Apenas se supo de la búsqueda de Lauty Rosé, bajo el agua, al tanteo de los buzos en el lecho del Paraná correntino, la memoria trajo al presente una escena semejante, porque la memoria es eso, una red de recuerdos que hacen un contexto, que trae y lleva como una aguja que hila historia: buzos tanteando a ciegas pero en el lecho oscuro y fétido del Riachuelo, a 900 kilómetros y casi 20 años de distancia. 

Igual que a Lauty, en septiembre de 2002 buscaban a Ezequiel Demonty. Edades semejantes, misma extracción social, pibes, en el 4º año, o bordeándolo en el caso de Ezequiel, familias acostumbradas a protegerse de la inseguridad, la policial, que en la prensa hegemónica apenas si se vislumbra. Los buzos buscaban en la profundidad las consecuencias del verdugueo policial que se acostumbra en la superficie. A la vista de todos, pero invisibilizado bajo las justificaciones de mantener "el orden".

Lo llaman razzia, lo llaman persecución, lo llaman resistencia a la autoridad. Cómo lo van a llamar los medios si sus fuentes son las fuentes policiales. Cómo lo van a llamar las fuentes policiales, si son la voz de la misma mano ejectuora. 

A propósito del discurso policial, esa ráfaga de memoria trajo el comentario al pasar de un oficial de la comisaría 34ª, de la zona del Bajo Flores, con jurisdicción en la zona donde fue visto por última vez con vida Ezequiel, cuando se le consultó sobre qué data podían ofrecer en torno a las denuncias que los apuntaban. "Es un rumor, nadie hizo una denuncia. Estamos como Tarzán en el Día de la Madre", respondió el oficial de la misma comisaría a la que pertenecían los nueve policías que luego fueron imputados, y cinco de ellos condenados, tres a perpetua dos años después, en 2004. Se entendió que quiso decir "con ese tema 'estamos en bolas' ", pero también se podía entender que "es la ley de la selva".

Igual que con Lauty, la familia de Ezequiel, sus padres, Rodolfo y Dolly Sigampa, empezaron el incierto, angustiante, doloroso camino de búsqueda en casa de amigos, en hospitales, en comisarías.

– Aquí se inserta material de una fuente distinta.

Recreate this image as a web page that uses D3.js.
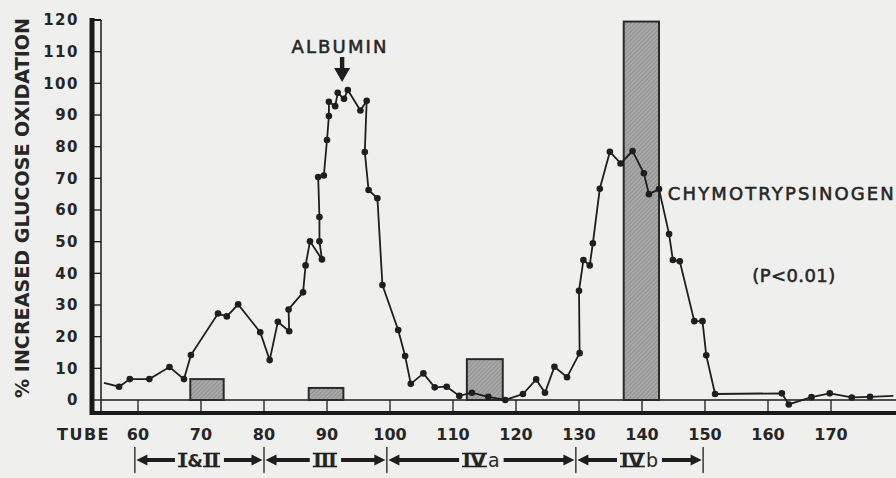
<!DOCTYPE html>
<html>
<head>
<meta charset="utf-8">
<script src="https://cdn.jsdelivr.net/npm/d3@7"></script>
<style>
  body { margin: 0; background: #efefed; }
  svg { display: block; }
  text { font-family: "DejaVu Sans", sans-serif; fill: #262626; }
  .note { stroke: #262626; stroke-width: 0.55; }
</style>
</head>
<body>
<svg id="chart" width="896" height="478"></svg>
<script>
// glucose oxidation curve, in drawing order (first and last entries are bare line ends)
const tubes = [54.6, 57.0, 58.7, 61.8, 65.0, 67.3, 68.4, 72.7, 74.1, 75.9, 79.4, 80.9, 82.2, 84.0, 83.9,
  86.2, 86.6, 87.3, 89.2, 88.8, 88.8, 88.6, 89.5, 90.0, 90.3, 90.3, 91.3, 91.7, 92.7, 93.3, 95.3, 96.3,
  96.0, 96.6, 98.0, 98.8, 101.3, 102.4, 103.3, 105.3, 107.1, 109.0, 111.0, 113.0, 115.6, 118.3, 121.1,
  123.2, 124.6, 126.1, 128.1, 130.1, 130.0, 130.7, 131.7, 132.2, 133.3, 134.9, 136.6, 138.5, 140.3,
  141.1, 142.7, 144.3, 144.9, 146.0, 148.3, 149.6, 150.2, 151.6, 162.2, 163.3, 166.9, 169.8, 173.3,
  176.2, 179.9];
const pcts = [5.4, 4.2, 6.6, 6.6, 10.4, 6.6, 14.2, 27.3, 26.4, 30.2, 21.4, 12.6, 24.7, 21.7, 28.6,
  34.0, 42.5, 50.1, 44.4, 50.1, 57.8, 70.4, 70.9, 82.1, 89.7, 94.2, 92.8, 97.0, 95.1, 97.9, 91.4, 94.5,
  78.3, 66.3, 63.7, 36.3, 22.1, 13.9, 5.1, 8.4, 4.0, 4.2, 1.3, 2.3, 1.0, 0.0, 1.9,
  6.5, 2.3, 10.5, 7.2, 14.8, 34.5, 44.2, 42.5, 49.5, 66.7, 78.4, 74.7, 78.6, 71.6,
  65.0, 66.6, 52.4, 44.2, 43.8, 24.9, 24.9, 14.1, 1.9, 2.1, -1.4, 0.9, 2.1, 0.8,
  1.0, 1.3];

// protein standards (hatched bars)
const barFrom = [68.3, 87.1, 112.2, 137.1];
const barTo = [73.6, 92.6, 117.9, 142.7];
const barPct = [6.6, 3.8, 12.9, 119.5];

const xTicks = d3.range(60, 171, 10);
const yTicks = d3.range(0, 121, 10);

// fraction brackets under the axis
const fractionEdges = [59.5, 80, 99.5, 129.5, 149.7];
const fractionRoman = [["I", "&", "II"], ["III"], ["IV"], ["IV"]];
const fractionSuffix = ["", "", "a", "b"];

const svg = d3.select("#chart");
const x = d3.scaleLinear().domain([60, 170]).range([138, 831]);
const y = d3.scaleLinear().domain([0, 120]).range([400, 20]);

const defs = svg.append("defs");
const pat = defs.append("pattern")
  .attr("id", "hatch")
  .attr("patternUnits", "userSpaceOnUse")
  .attr("width", 3).attr("height", 3)
  .attr("patternTransform", "rotate(45)");
pat.append("rect").attr("width", 3).attr("height", 3).attr("fill", "#a9a9a9");
pat.append("line").attr("x1", 0).attr("y1", 0).attr("x2", 0).attr("y2", 3)
  .attr("stroke", "#808080").attr("stroke-width", 1.2);

// y axis ladder
const ax = svg.append("g").attr("stroke", "#1a1a1a");
ax.append("line").attr("x1", 92).attr("x2", 92).attr("y1", 18).attr("y2", 415).attr("stroke-width", 5);
ax.append("line").attr("x1", 101).attr("x2", 101).attr("y1", 20).attr("y2", 413).attr("stroke-width", 1.5);
ax.selectAll(".yr").data(yTicks).join("line").attr("class", "yr")
  .attr("x1", 92).attr("x2", 101)
  .attr("y1", d => y(d)).attr("y2", d => y(d))
  .attr("stroke-width", d => d === 120 ? 2 : 1.3);

// x axis ladder
ax.append("line").attr("x1", 101).attr("x2", 896).attr("y1", y(0)).attr("y2", y(0)).attr("stroke-width", 1.5);
ax.append("line").attr("x1", 90).attr("x2", 896).attr("y1", 413).attr("y2", 413).attr("stroke-width", 4);
ax.selectAll(".xr").data(xTicks).join("line").attr("class", "xr")
  .attr("x1", d => x(d)).attr("x2", d => x(d))
  .attr("y1", y(0)).attr("y2", 413).attr("stroke-width", 1.3);

svg.selectAll(".yl").data(yTicks).join("text").attr("class", "yl")
  .attr("x", 79).attr("y", d => y(d)).attr("dy", "0.36em")
  .attr("text-anchor", "end")
  .attr("font-size", 15).attr("font-weight", "bold").attr("letter-spacing", 1.5)
  .attr("fill", "#333")
  .text(d => d);

svg.selectAll(".xl").data(xTicks).join("text").attr("class", "xl")
  .attr("x", d => x(d)).attr("y", 440)
  .attr("text-anchor", "middle")
  .attr("font-size", 16).attr("font-weight", "bold").attr("fill", "#333")
  .text(d => d);

svg.append("text").attr("x", 57).attr("y", 440)
  .attr("font-size", 16).attr("font-weight", "bold").attr("fill", "#333")
  .attr("letter-spacing", 1.5)
  .text("TUBE");

svg.append("text")
  .attr("transform", "translate(29,208) rotate(-90)")
  .attr("text-anchor", "middle")
  .attr("font-family", "Liberation Sans, Arial, sans-serif")
  .attr("font-weight", "bold").attr("font-size", 20)
  .attr("textLength", 380).attr("lengthAdjust", "spacingAndGlyphs")
  .attr("fill", "#111")
  .text("% INCREASED GLUCOSE OXIDATION");

// bars
svg.selectAll(".bar").data(barPct).join("rect").attr("class", "bar")
  .attr("x", (d, i) => x(barFrom[i]))
  .attr("width", (d, i) => x(barTo[i]) - x(barFrom[i]))
  .attr("y", d => y(d))
  .attr("height", d => y(0) - y(d))
  .attr("fill", "url(#hatch)")
  .attr("stroke", "#2a2a2a").attr("stroke-width", 2);

// curve
const pts = tubes.map((t, i) => [x(t), y(pcts[i])]);
svg.append("path").attr("d", d3.line()(pts))
  .attr("fill", "none").attr("stroke", "#1e1e1e").attr("stroke-width", 1.8);
svg.selectAll(".dot").data(pts.slice(1, -1)).join("circle").attr("class", "dot")
  .attr("cx", d => d[0]).attr("cy", d => d[1]).attr("r", 3.3)
  .attr("fill", "#1e1e1e");

// annotations
svg.append("text").attr("class", "note").attr("x", x(91.9)).attr("y", 53)
  .attr("text-anchor", "middle").attr("font-size", 18).attr("textLength", 95)
  .text("ALBUMIN");
const ax0 = x(92.4);
svg.append("path")
  .attr("d", `M${ax0 - 2.2},57 L${ax0 + 2.2},57 L${ax0 + 2.2},68 L${ax0 + 8},68 L${ax0},82 L${ax0 - 8},68 L${ax0 - 2.2},68 Z`)
  .attr("fill", "#1e1e1e");

svg.append("text").attr("class", "note").attr("x", x(144.1)).attr("y", 200)
  .attr("font-size", 18).attr("textLength", 226)
  .text("CHYMOTRYPSINOGEN");
svg.append("text").attr("class", "note").attr("x", x(157.5)).attr("y", 282)
  .attr("font-size", 18).attr("textLength", 83)
  .text("(P<0.01)");

// fraction brackets
const br = svg.append("g");
br.selectAll(".div").data(fractionEdges).join("line").attr("class", "div")
  .attr("x1", d => x(d)).attr("x2", d => x(d))
  .attr("y1", 447).attr("y2", 473)
  .attr("stroke", "#1e1e1e").attr("stroke-width", 1.3);

function arrow(g, from, to) {
  const dir = Math.sign(to - from);
  g.append("line").attr("x1", from).attr("x2", to - dir * 8).attr("y1", 460).attr("y2", 460)
    .attr("stroke", "#1e1e1e").attr("stroke-width", 4);
  g.append("path")
    .attr("d", `M${to},460 L${to - dir * 11},454.5 L${to - dir * 11},465.5 Z`)
    .attr("fill", "#1e1e1e");
}

fractionRoman.forEach((parts, i) => {
  const left = x(fractionEdges[i]) + 1.5;
  const right = x(fractionEdges[i + 1]) - 1.5;
  const g = br.append("g");
  let cx = 0;
  const bars = [];
  parts.forEach(p => {
    const isAmp = p === "&";
    const t = g.append("text").attr("x", cx).attr("y", 467)
      .attr("font-family", "Liberation Serif, serif")
      .attr("font-weight", "bold")
      .attr("font-size", isAmp ? 18 : 20)
      .text(p);
    const w = t.node().getComputedTextLength();
    if (!isAmp) bars.push([cx - 1, cx + w + 1]);
    cx += w + 1;
  });
  if (fractionSuffix[i]) {
    const t = g.append("text").attr("x", cx + 1).attr("y", 467)
      .attr("font-size", 19).text(fractionSuffix[i]);
    cx += 1 + t.node().getComputedTextLength();
  }
  bars.forEach(([a, b]) => {
    [453.5, 466.5].forEach(yy => g.append("line")
      .attr("x1", a).attr("x2", b).attr("y1", yy).attr("y2", yy)
      .attr("stroke", "#1e1e1e").attr("stroke-width", 1.6));
  });
  const mid = (left + right) / 2;
  const start = mid - cx / 2;
  g.attr("transform", `translate(${start},0)`);
  arrow(br, start - 4, left);
  arrow(br, start + cx + 4, right);
});
</script>
</body>
</html>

Y mientras las familias atravesaban ese umbral que nadie quiere atravesar, la policía respondía, en modo condicional indecente, que no se "habrían presentado denuncias".

Para lograr las cinco condenas, dos años después, fue necesario que se diera vuelta la información policial que intentó construir un remedo de investigación: el entonces jefe de la Federal, Roberto Giacomino, cuando el caso había empezado a "crecer" ordenó al comisario Pereyra, a cargo de la misma 34ª, que pusiera manos a la obra. O sea: la misma comisaría señalada comenzó una investigación de oficio sobre sí misma. Lo dicho: Tarzán y los monos con navaja.